With the large and ever-increasing amount of data we have across the SW Factory, we needed to set up a big-data system that could gather all of the data, analyze it, and generate the required reports. 

Closed-loop incident process

CLIP is a process and integration between the SW Factory and the support system that enables our product engineers to effectively collaborate and share knowledge. This includes:

  • Empowering customers and support engineers with product knowledge so they can self-support. We push the latest product information, including documentation, how-to guides, known problems, and resolutions, FAQs, and so on, from the product teams into our support systems.
  • Providing customers and support engineers with the latest status of an enhancement request or issue by providing visibility into the engineering backlog status.
  • Accelerating customer problem resolution by enabling support and product engineering teams to exchange information about and collaborate on customer issues.
  • Enabling product groups to get insights into customer issues, read feedback, and reflect that through a unified backlog in the ALM system.

Moving forward we plan to extend integrations within our SW Factory services to streamline our four value streams and support new ones.
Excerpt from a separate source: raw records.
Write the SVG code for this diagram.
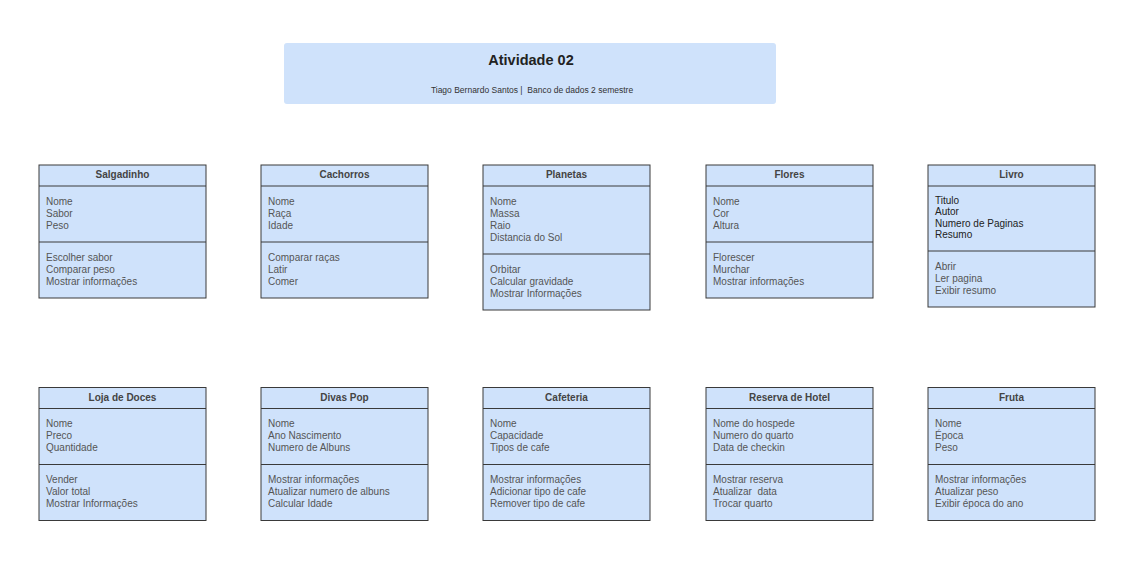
<svg xmlns="http://www.w3.org/2000/svg" width="1138" height="563" viewBox="0 0 1138 563">
<style>
.box{fill:#cfe2fb;stroke:#3a3a3a;stroke-width:1}
.ln{stroke:#3a3a3a;stroke-width:1}
.hd{font-family:"Liberation Sans",Arial,sans-serif;font-size:10px;font-weight:bold;fill:#444;text-anchor:middle}
.tx{font-family:"Liberation Sans",Arial,sans-serif;font-size:10px;fill:#555}
.dk{fill:#222}
.title{font-family:"Liberation Sans",Arial,sans-serif;font-size:14.5px;font-weight:bold;fill:#222;text-anchor:middle}
.sub{font-family:"Liberation Sans",Arial,sans-serif;font-size:8.5px;fill:#333;text-anchor:middle}
</style>
<rect width="1138" height="563" fill="#ffffff"/>
<g id="titulo">
<rect x="284" y="43" width="492" height="61" rx="3" fill="#cfe2fb"/>
<text class="title" x="531" y="65">Atividade 02</text>
<text class="sub" x="532" y="93" xml:space="preserve">Tiago Bernardo Santos |  Banco de dados 2 semestre</text>
</g>
<g id="salgadinho">
<rect class="box" x="39" y="165" width="167" height="133"/>
<line class="ln" x1="39" y1="186" x2="206" y2="186"/>
<line class="ln" x1="39" y1="242" x2="206" y2="242"/>
<text class="hd" x="122.5" y="178">Salgadinho</text>
<text class="tx" x="46" y="204.5">Nome</text>
<text class="tx" x="46" y="216.5">Sabor</text>
<text class="tx" x="46" y="228.5">Peso</text>
<text class="tx" x="46" y="260.5">Escolher sabor</text>
<text class="tx" x="46" y="272.5">Comparar peso</text>
<text class="tx" x="46" y="284.5">Mostrar informações</text>
</g>
<g id="cachorros">
<rect class="box" x="261" y="165" width="167" height="133"/>
<line class="ln" x1="261" y1="186" x2="428" y2="186"/>
<line class="ln" x1="261" y1="242" x2="428" y2="242"/>
<text class="hd" x="344.5" y="178">Cachorros</text>
<text class="tx" x="268" y="204.5">Nome</text>
<text class="tx" x="268" y="216.5">Raça</text>
<text class="tx" x="268" y="228.5">Idade</text>
<text class="tx" x="268" y="260.5">Comparar raças</text>
<text class="tx" x="268" y="272.5">Latir</text>
<text class="tx" x="268" y="284.5">Comer</text>
</g>
<g id="planetas">
<rect class="box" x="483" y="165" width="167" height="145"/>
<line class="ln" x1="483" y1="186" x2="650" y2="186"/>
<line class="ln" x1="483" y1="254" x2="650" y2="254"/>
<text class="hd" x="566.5" y="178">Planetas</text>
<text class="tx" x="490" y="204.5">Nome</text>
<text class="tx" x="490" y="216.5">Massa</text>
<text class="tx" x="490" y="228.5">Raio</text>
<text class="tx" x="490" y="240.5">Distancia do Sol</text>
<text class="tx" x="490" y="272.5">Orbitar</text>
<text class="tx" x="490" y="284.5">Calcular gravidade</text>
<text class="tx" x="490" y="296.5">Mostrar Informações</text>
</g>
<g id="flores">
<rect class="box" x="706" y="165" width="167" height="133"/>
<line class="ln" x1="706" y1="186" x2="873" y2="186"/>
<line class="ln" x1="706" y1="242" x2="873" y2="242"/>
<text class="hd" x="789.5" y="178">Flores</text>
<text class="tx" x="713" y="204.5">Nome</text>
<text class="tx" x="713" y="216.5">Cor</text>
<text class="tx" x="713" y="228.5">Altura</text>
<text class="tx" x="713" y="260.5">Florescer</text>
<text class="tx" x="713" y="272.5">Murchar</text>
<text class="tx" x="713" y="284.5">Mostrar informações</text>
</g>
<g id="livro">
<rect class="box" x="928" y="165" width="167" height="142"/>
<line class="ln" x1="928" y1="186" x2="1095" y2="186"/>
<line class="ln" x1="928" y1="251" x2="1095" y2="251"/>
<text class="hd" x="1011.5" y="178">Livro</text>
<text class="tx dk" x="935" y="203.5" font-size="9">Titulo</text>
<text class="tx dk" x="935" y="215" font-size="9">Autor</text>
<text class="tx dk" x="935" y="226.5" font-size="9">Numero de Paginas</text>
<text class="tx dk" x="935" y="238" font-size="9">Resumo</text>
<text class="tx" x="935" y="269.5">Abrir</text>
<text class="tx" x="935" y="281.5">Ler pagina</text>
<text class="tx" x="935" y="293.5">Exibir resumo</text>
</g>
<g id="loja-de-doces">
<rect class="box" x="39" y="387.5" width="167" height="133"/>
<line class="ln" x1="39" y1="408.5" x2="206" y2="408.5"/>
<line class="ln" x1="39" y1="464.5" x2="206" y2="464.5"/>
<text class="hd" x="122.5" y="400.5">Loja de Doces</text>
<text class="tx" x="46" y="427">Nome</text>
<text class="tx" x="46" y="439">Preco</text>
<text class="tx" x="46" y="451">Quantidade</text>
<text class="tx" x="46" y="483">Vender</text>
<text class="tx" x="46" y="495">Valor total</text>
<text class="tx" x="46" y="507">Mostrar Informações</text>
</g>
<g id="divas-pop">
<rect class="box" x="261" y="387.5" width="167" height="133"/>
<line class="ln" x1="261" y1="408.5" x2="428" y2="408.5"/>
<line class="ln" x1="261" y1="464.5" x2="428" y2="464.5"/>
<text class="hd" x="344.5" y="400.5">Divas Pop</text>
<text class="tx" x="268" y="427">Nome</text>
<text class="tx" x="268" y="439">Ano Nascimento</text>
<text class="tx" x="268" y="451">Numero de Albuns</text>
<text class="tx" x="268" y="483">Mostrar informações</text>
<text class="tx" x="268" y="495">Atualizar numero de albuns</text>
<text class="tx" x="268" y="507">Calcular Idade</text>
</g>
<g id="cafeteria">
<rect class="box" x="483" y="387.5" width="167" height="133"/>
<line class="ln" x1="483" y1="408.5" x2="650" y2="408.5"/>
<line class="ln" x1="483" y1="464.5" x2="650" y2="464.5"/>
<text class="hd" x="566.5" y="400.5">Cafeteria</text>
<text class="tx" x="490" y="427">Nome</text>
<text class="tx" x="490" y="439">Capacidade</text>
<text class="tx" x="490" y="451">Tipos de cafe</text>
<text class="tx" x="490" y="483">Mostrar informações</text>
<text class="tx" x="490" y="495">Adicionar tipo de cafe</text>
<text class="tx" x="490" y="507">Remover tipo de cafe</text>
</g>
<g id="reserva-de-hotel">
<rect class="box" x="706" y="387.5" width="167" height="133"/>
<line class="ln" x1="706" y1="408.5" x2="873" y2="408.5"/>
<line class="ln" x1="706" y1="464.5" x2="873" y2="464.5"/>
<text class="hd" x="789.5" y="400.5">Reserva de Hotel</text>
<text class="tx" x="713" y="427">Nome do hospede</text>
<text class="tx" x="713" y="439">Numero do quarto</text>
<text class="tx" x="713" y="451">Data de checkin</text>
<text class="tx" x="713" y="483">Mostrar reserva</text>
<text class="tx" x="713" y="495" xml:space="preserve">Atualizar  data</text>
<text class="tx" x="713" y="507">Trocar quarto</text>
</g>
<g id="fruta">
<rect class="box" x="928" y="387.5" width="167" height="133"/>
<line class="ln" x1="928" y1="408.5" x2="1095" y2="408.5"/>
<line class="ln" x1="928" y1="464.5" x2="1095" y2="464.5"/>
<text class="hd" x="1011.5" y="400.5">Fruta</text>
<text class="tx" x="935" y="427">Nome</text>
<text class="tx" x="935" y="439">Época</text>
<text class="tx" x="935" y="451">Peso</text>
<text class="tx" x="935" y="483">Mostrar informações</text>
<text class="tx" x="935" y="495">Atualizar peso</text>
<text class="tx" x="935" y="507">Exibir época do ano</text>
</g>
<g id="connectors"></g>
</svg>
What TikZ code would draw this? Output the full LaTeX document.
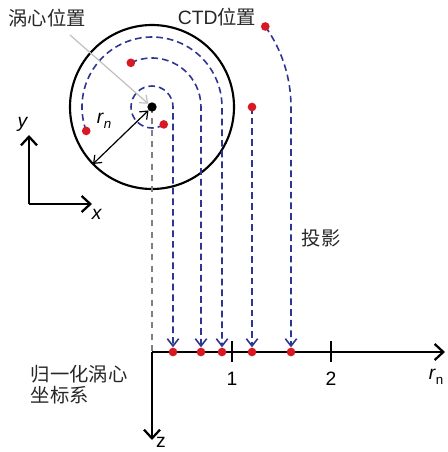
\documentclass[tikz,border=0pt]{standalone}
\usepackage{fontspec}
\setmainfont{Liberation Sans}
\newfontfamily\cjk{Noto Sans CJK SC}
\usetikzlibrary{arrows.meta,calc}
\definecolor{proj}{RGB}{45,55,145}
\definecolor{ctd}{RGB}{215,25,35}

\begin{document}
\begin{tikzpicture}[x=0.75pt,y=-0.75pt,font=\fontsize{14.5}{16}\selectfont,
  projline/.style={proj,line width=1.2pt,dash pattern=on 5pt off 3pt,shorten >=3.5pt,-{Straight Barb[length=5.5pt,width=8.5pt]}},
  ctddot/.style={circle,fill=ctd,inner sep=0pt,minimum size=6.5pt},
  axisline/.style={line width=1.7pt,-{Straight Barb[length=6.5pt,width=12pt]}}]
 \useasboundingbox (0,0) rectangle (447,452);
 \coordinate (c) at (152,107);
 \coordinate (o) at (152,352);
 \coordinate (rend) at (445,352);
 \coordinate (zend) at (152,440);
 % vortex
 \draw[line width=1.6pt] (c) circle[radius=82];
 \draw[gray,line width=0.9pt,dash pattern=on 4.5pt off 4pt] (c) -- (o);
 % CTD stations and their places on the r_n axis
 \foreach \n/\x in {1/173,2/201,3/222,4/252,5/291}{
   \coordinate (a\n) at (\x,352);
 }
 \coordinate (s1) at ($(c)+(56:21)$);
 \coordinate (s2) at ($(c)+(-115.6:49)$);
 \coordinate (s3) at ($(c)+(-200:70)$);
 \coordinate (s4) at ($(c)+(0:100)$);
 \coordinate (s5) at ($(c)+(-35.4:139)$);
 % projections
 \draw[projline] (s1) arc[start angle=56,end angle=360,radius=21] -- (a1);
 \draw[projline] (s2) arc[start angle=-115.6,end angle=0,radius=49] -- (a2);
 \draw[projline] (s3) arc[start angle=-200,end angle=0,radius=70] -- (a3);
 \draw[projline] (s4) -- (a4);
 \draw[projline] (s5) arc[start angle=-35.4,end angle=0,radius=139] -- (a5);
 % normalised frame
 \draw[axisline] (o) -- (rend);
 \draw[axisline] (o) -- (zend);
 \foreach \x/\l in {232/1,331/2}{
   \draw[line width=1.5pt] (\x,341) -- (\x,362);
   \node (tick\l) at (\x,379) {\l};
 }
 \foreach \n in {1,...,5}{
   \node[ctddot] (p\n) at (s\n) {};
   \node[ctddot] (q\n) at (a\n) {};
 }
 % centre and radius
 \node[circle,fill,inner sep=0pt,minimum size=7pt] (vc) at (c) {};
 \coordinate (rim) at ($(c)+(136:82)$);
 \draw[line width=0.9pt,{Straight Barb[length=5pt,width=8pt]}-{Straight Barb[length=5pt,width=8pt]}] (vc) -- (rim);
 \node (rnin) at (104,121) {\textit{r}\raisebox{-0.45ex}{\fontsize{10}{10}\selectfont\textit{n}}};
 % labels
 \node[black!85] (vlbl) at (47,18) {\cjk 涡心位置};
 \coordinate (vtail) at (70,35);
 \draw[black!25,line width=0.9pt,-{Straight Barb[length=5pt,width=8pt]}] (vtail) -- (vc);
 \node[black!85] (ctdlbl) at (217,17) {CTD{\cjk 位置}};
 \node[black!85] (projlbl) at (321,238) {\cjk 投影};
 % x-y frame
 \coordinate (xy) at (29,204);
 \coordinate (xend) at (92,204);
 \coordinate (yend) at (29,135);
 \draw[axisline] (xy) -- (xend);
 \draw[axisline] (xy) -- (yend);
 \node (xlbl) at (97,214) {\textit{x}};
 \node (ylbl) at (23,124) {\textit{y}};
 \node (rnlbl) at (436,377) {\textit{r}\raisebox{-0.45ex}{\fontsize{10}{10}\selectfont n}};
 \node (zlbl) at (161,442) {z};
 \node[black!85,align=left,anchor=north west,font=\cjk\fontsize{14.5}{15.5}\selectfont] (frlbl) at (26,361) {归一化涡心\\坐标系};
\end{tikzpicture}
\end{document}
Our backlog is agile: It dynamically changes based on the continuous feedback we receive from customers, the product teams, and our business portfolio priorities.

Getting started: Four steps you can take now

To successfully roll out an SW Factory, you need to take four steps:

  1. Take an outside-in view of your operation to get a holistic view of the value streams required to power the business and processes and integrations with external functions.
  2. Take an inside-out view to capture the main engineering services and integrations you'll need for those value streams.
  3. Operate in an agile fashion, deliver an MVP, and continuously evolve it based on consumer demand and feedback.
  4. Use this as an opportunity to transform: Re-evaluate your tool choices, modernize, consolidate, and integrate your tool chain to deliver faster and at a higher level of quality.